Końcówka pierwszej i początek drugiej należały do Skry. W 43. minucie bliski pokonania Łukasza Konefała był Piotr Nocoń. Bramkarz Stali miał nieco problemów z obroną tego uderzenia, ale ostatecznie wybił piłkę na rzut rożny. W 56. minucie nieznacznie pomylił się Kamil Zalewski, posyłając piłkę nad poprzeczkę. W 68. minucie, po dośrodkowaniu Konrada Geregi, powinien pokonać naszego bramkarza Piotr Nocoń, ale i tym razem zabrakło mu precyzji. Chwilę wcześniej dopisało szczęście golkiperowi Skry, po tym, jak piłka po uderzeniu Dadoka, odbiła się od nogi jednego z częstochowian i niechybnie zmierzała w górny róg jego bramki. Biegański zdołał jednak ładną paradą wyjść z opresji i uratował swój zespół przed utratą bramki.

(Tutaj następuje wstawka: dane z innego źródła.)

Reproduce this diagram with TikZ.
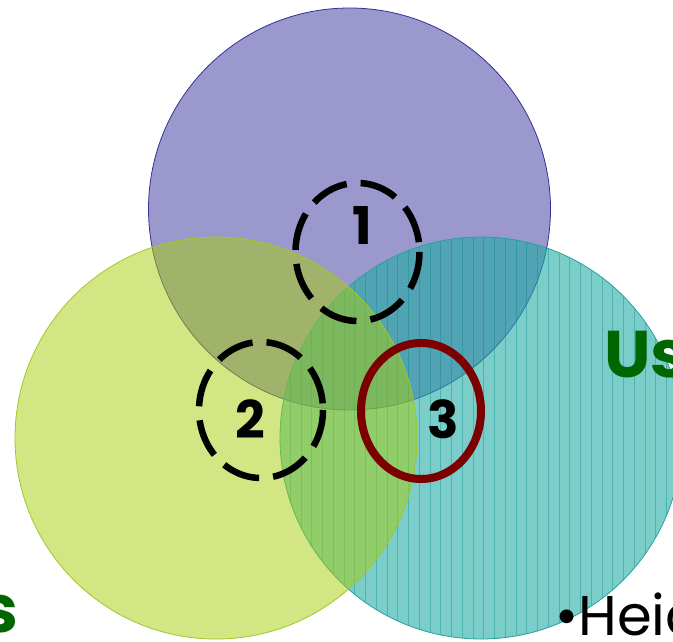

– W tej sytuacji i w dyspozycji, w której jesteśmy, musimy szanować punkt zdobyty na bardzo trudnym terenie. Zadowolony jestem z tego, że udało nam się zrealizować to, co założyliśmy sobie przed meczem, a chodziło głównie o to, żeby zagrać dwie równe połowy. Zdaję sobie sprawę, że nie były to piękne w naszym wykonaniu połowy, ale równe. Wcześniej Stal zbierała pochlebne noty za styl, a wygrywał przeciwnik. Teraz gramy brzydziej, za to skutecznie na tyłach. Zaczynamy od obrony. Z czasem także w ofensywie gra zacznie układać się po naszej myśli. Wpierw jednak zawodnicy muszą zrozumieć system gry, który im zaproponowałem – a robią to w szybkim tempie – to wtedy ofensywnej gry w naszym wykonaniu będzie coraz więcej. Na razie skupiamy się na pracy w obronie. Pod tym katem dzisiejszy mecz był dla nas na plus – powiedział na konferencji pomeczowej, trener Stali Szymon Szydełko.
SKRA – STAL 0:0
Skra: Biegański – Brusiło, Błaszkiewicz, Holik, Gerega – Olejnik, Zalewski – Pawłas, Nocoń, Niedbała (76 Andrzejczak) – Niedojad (57 Napora).
Stal: Konefał – Waszkiewicz, Jarosz, Kiercz, Sobotka – Mroziński – Płonka (90 Śpiewak), Pietras (65 Stelmach) , Jopek, Dadok (64 Michalik) – Fidziukiewicz (70 Zjawiński).
Sędziował Paweł Dziopak (Tychy). Żółta kartka Jarosz.